### TASK STATEMENT:
Extract the lines of the material below, beginning with the first and ending with the line that holds "const byEnd = y(sigLevels[1]);". Skip every picture.

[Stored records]
■ ■ ■ ■

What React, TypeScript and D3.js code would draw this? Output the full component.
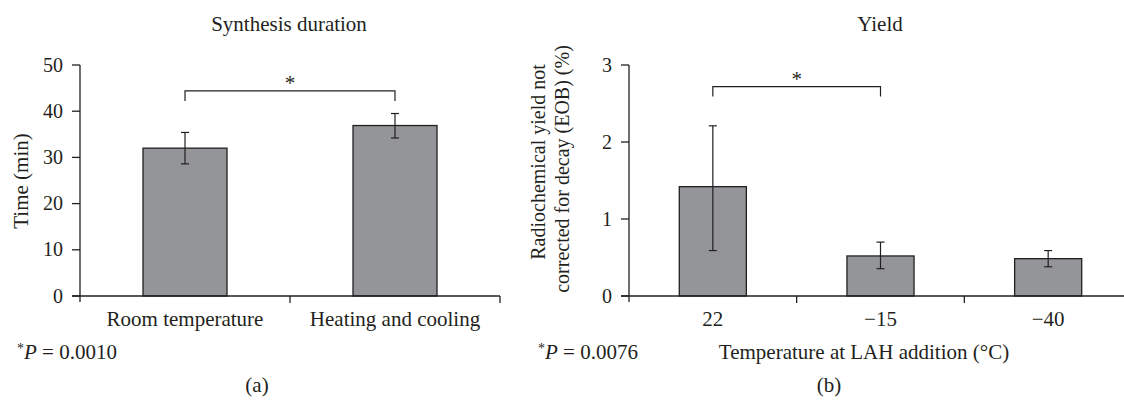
import * as d3 from "d3";

// panel (a): synthesis duration
const durationCategories = ["Room temperature", "Heating and cooling"];
const durationMeans = [32.0, 36.9];
const durationLow = [28.6, 34.2];
const durationHigh = [35.4, 39.5];
const durationTicks = [0, 10, 20, 30, 40, 50];
const durationSigPair = [0, 1];
const durationSigLevels = [44.4, 42.2];

// panel (b): yield
const yieldCategories = ["22", "\u221215", "\u221240"];
const yieldMeans = [1.42, 0.52, 0.485];
const yieldLow = [0.59, 0.355, 0.38];
const yieldHigh = [2.21, 0.7, 0.59];
const yieldTicks = [0, 1, 2, 3];
const yieldSigPair = [0, 1];
const yieldSigLevels = [2.72, 2.59];

const W = 1124;
const H = 404;
const ink = "#231f20";
const barFill = "#939598";
const font = "'Liberation Serif', 'Times New Roman', serif";

type PanelProps = {
  cats: string[];
  means: number[];
  low: number[];
  high: number[];
  ticks: number[];
  sigPair: number[];
  sigLevels: number[];
  x0: number;
  x1: number;
  yMax: number;
};

function Panel({ cats, means, low, high, ticks, sigPair, sigLevels, x0, x1, yMax }: PanelProps) {
  const top = 65;
  const bottom = 296;
  const x = d3.scaleBand<string>().domain(cats).range([x0, x1]).padding(0);
  const y = d3.scaleLinear().domain([0, yMax]).range([bottom, top]);
  const bw = x.bandwidth() * 0.4;
  const cx = (i: number) => (x(cats[i]) ?? 0) + x.bandwidth() / 2;
  const cap = 4;

  const bx1 = cx(sigPair[0]);
  const bx2 = cx(sigPair[1]);
  const by = y(sigLevels[0]);
  const byEnd = y(sigLevels[1]);

  return (
    <g>
      {/* bars */}
      {cats.map((c, i) => (
        <rect
          key={c}
          x={cx(i) - bw / 2}
          y={y(means[i])}
          width={bw}
          height={bottom - y(means[i])}
          fill={barFill}
          stroke={ink}
          strokeWidth={1.3}
        />
      ))}
      {/* error bars */}
      {cats.map((c, i) => (
        <g key={"e" + c} stroke={ink} strokeWidth={1.2}>
          <line x1={cx(i)} x2={cx(i)} y1={y(high[i])} y2={y(low[i])} />
          <line x1={cx(i) - cap} x2={cx(i) + cap} y1={y(high[i])} y2={y(high[i])} />
          <line x1={cx(i) - cap} x2={cx(i) + cap} y1={y(low[i])} y2={y(low[i])} />
        </g>
      ))}
      {/* axes */}
      <line x1={x0} x2={x0} y1={top} y2={bottom + 6} stroke={ink} strokeWidth={1.3} />
      <line x1={x0 - 8} x2={x1} y1={bottom} y2={bottom} stroke={ink} strokeWidth={1.3} />
      {ticks.map((t) => (
        <g key={t}>
          <line x1={x0 - 8} x2={x0} y1={y(t)} y2={y(t)} stroke={ink} strokeWidth={1.3} />
          <text
            x={x0 - 17}
            y={y(t) + 6.5}
            textAnchor="end"
            fontSize={20}
            fill={ink}
          >
            {t}
          </text>
        </g>
      ))}
      {cats.slice(1).map((c) => (
        <line
          key={"t" + c}
          x1={x(c)}
          x2={x(c)}
          y1={bottom}
          y2={bottom + 7}
          stroke={ink}
          strokeWidth={1.3}
        />
      ))}
      <line x1={x1} x2={x1} y1={bottom} y2={bottom + 7} stroke={ink} strokeWidth={1.3} />
      {cats.map((c, i) => (
        <text key={"l" + c} x={cx(i)} y={326} textAnchor="middle" fontSize={21} fill={ink}>
          {c}
        </text>
      ))}
      {/* significance bracket */}
      <path
        d={`M${bx1},${byEnd}V${by}H${bx2}V${byEnd}`}
        fill="none"
        stroke={ink}
        strokeWidth={1.2}
      />
      <text x={(bx1 + bx2) / 2} y={by - 1} textAnchor="middle" fontSize={21} fill={ink}>
        *
      </text>
    </g>
  );
}

export default function App() {
  return (
    <div style={{ position: "fixed", left: 0, top: 0, width: W, height: H, background: "#fff" }}>
      <svg width={W} height={H} fontFamily={font} style={{ display: "block" }}>
        <rect width={W} height={H} fill="#fff" />
        <text x={289} y={31} textAnchor="middle" fontSize={21} fill={ink}>
          Synthesis duration
        </text>
        <text x={880} y={31} textAnchor="middle" fontSize={21} fill={ink}>
          Yield
        </text>

        <Panel
          cats={durationCategories}
          means={durationMeans}
          low={durationLow}
          high={durationHigh}
          ticks={durationTicks}
          sigPair={durationSigPair}
          sigLevels={durationSigLevels}
          x0={80}
          x1={500}
          yMax={50}
        />
        <Panel
          cats={yieldCategories}
          means={yieldMeans}
          low={yieldLow}
          high={yieldHigh}
          ticks={yieldTicks}
          sigPair={yieldSigPair}
          sigLevels={yieldSigLevels}
          x0={629}
          x1={1132}
          yMax={3}
        />

        {/* y labels */}
        <text
          transform="translate(28,181) rotate(-90)"
          textAnchor="middle"
          fontSize={21}
          fill={ink}
        >
          Time (min)
        </text>
        <text
          transform="translate(545,162) rotate(-90)"
          textAnchor="middle"
          fontSize={20}
          fill={ink}
        >
          Radiochemical yield not
        </text>
        <text
          transform="translate(569,169) rotate(-90)"
          textAnchor="middle"
          fontSize={20}
          fill={ink}
        >
          corrected for decay (EOB) (%)
        </text>

        <text x={864} y={359} textAnchor="middle" fontSize={21} fill={ink}>
          Temperature at LAH addition (°C)
        </text>

        {/* footnotes */}
        <text x={17} y={359} fontSize={21} fill={ink}>
          <tspan fontSize={14} dy={-6}>*</tspan>
          <tspan fontStyle="italic" dy={6}>P</tspan>
          <tspan> = 0.0010</tspan>
        </text>
        <text x={538} y={359} fontSize={21} fill={ink}>
          <tspan fontSize={14} dy={-6}>*</tspan>
          <tspan fontStyle="italic" dy={6}>P</tspan>
          <tspan> = 0.0076</tspan>
        </text>

        <text x={257} y={392} textAnchor="middle" fontSize={21} fill={ink}>
          (a)
        </text>
        <text x={829} y={392} textAnchor="middle" fontSize={21} fill={ink}>
          (b)
        </text>
      </svg>
    </div>
  );
}
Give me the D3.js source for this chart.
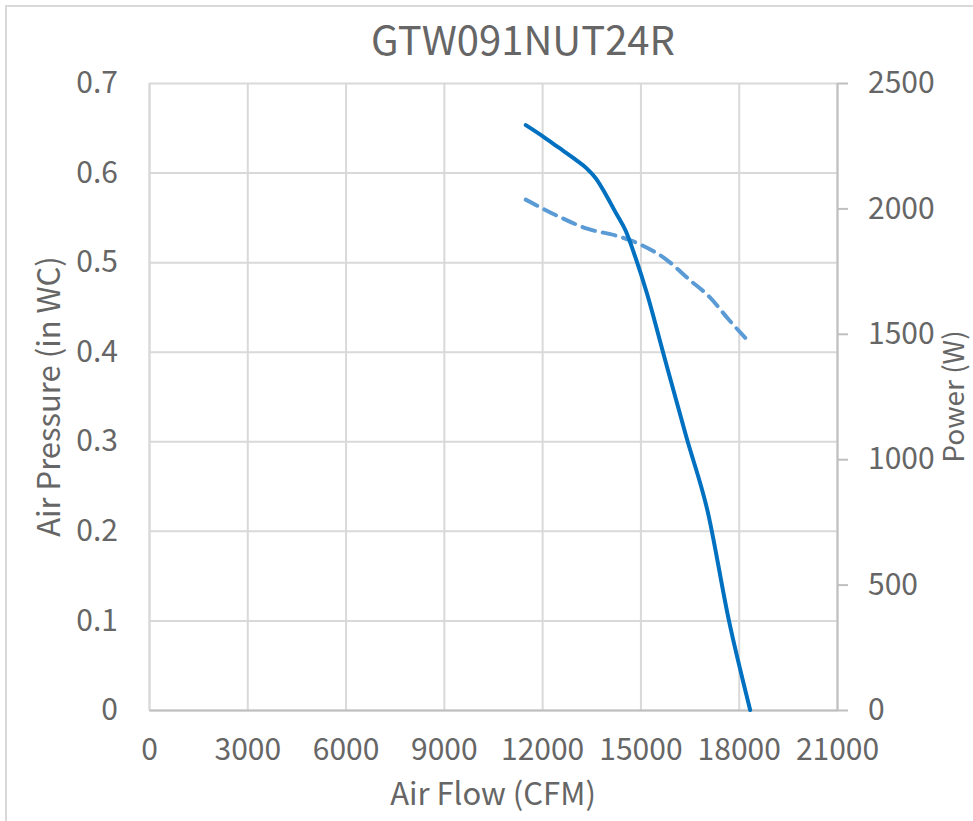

■ ■ ■ ■

### WRITTEN RESPONSE:
What React, TypeScript and D3.js code would draw this? Output the full component.
import * as d3 from "d3";

// panel (a): synthesis duration
const durationCategories = ["Room temperature", "Heating and cooling"];
const durationMeans = [32.0, 36.9];
const durationLow = [28.6, 34.2];
const durationHigh = [35.4, 39.5];
const durationTicks = [0, 10, 20, 30, 40, 50];
const durationSigPair = [0, 1];
const durationSigLevels = [44.4, 42.2];

// panel (b): yield
const yieldCategories = ["22", "\u221215", "\u221240"];
const yieldMeans = [1.42, 0.52, 0.485];
const yieldLow = [0.59, 0.355, 0.38];
const yieldHigh = [2.21, 0.7, 0.59];
const yieldTicks = [0, 1, 2, 3];
const yieldSigPair = [0, 1];
const yieldSigLevels = [2.72, 2.59];

const W = 1124;
const H = 404;
const ink = "#231f20";
const barFill = "#939598";
const font = "'Liberation Serif', 'Times New Roman', serif";

type PanelProps = {
  cats: string[];
  means: number[];
  low: number[];
  high: number[];
  ticks: number[];
  sigPair: number[];
  sigLevels: number[];
  x0: number;
  x1: number;
  yMax: number;
};

function Panel({ cats, means, low, high, ticks, sigPair, sigLevels, x0, x1, yMax }: PanelProps) {
  const top = 65;
  const bottom = 296;
  const x = d3.scaleBand<string>().domain(cats).range([x0, x1]).padding(0);
  const y = d3.scaleLinear().domain([0, yMax]).range([bottom, top]);
  const bw = x.bandwidth() * 0.4;
  const cx = (i: number) => (x(cats[i]) ?? 0) + x.bandwidth() / 2;
  const cap = 4;

  const bx1 = cx(sigPair[0]);
  const bx2 = cx(sigPair[1]);
  const by = y(sigLevels[0]);
  const byEnd = y(sigLevels[1]);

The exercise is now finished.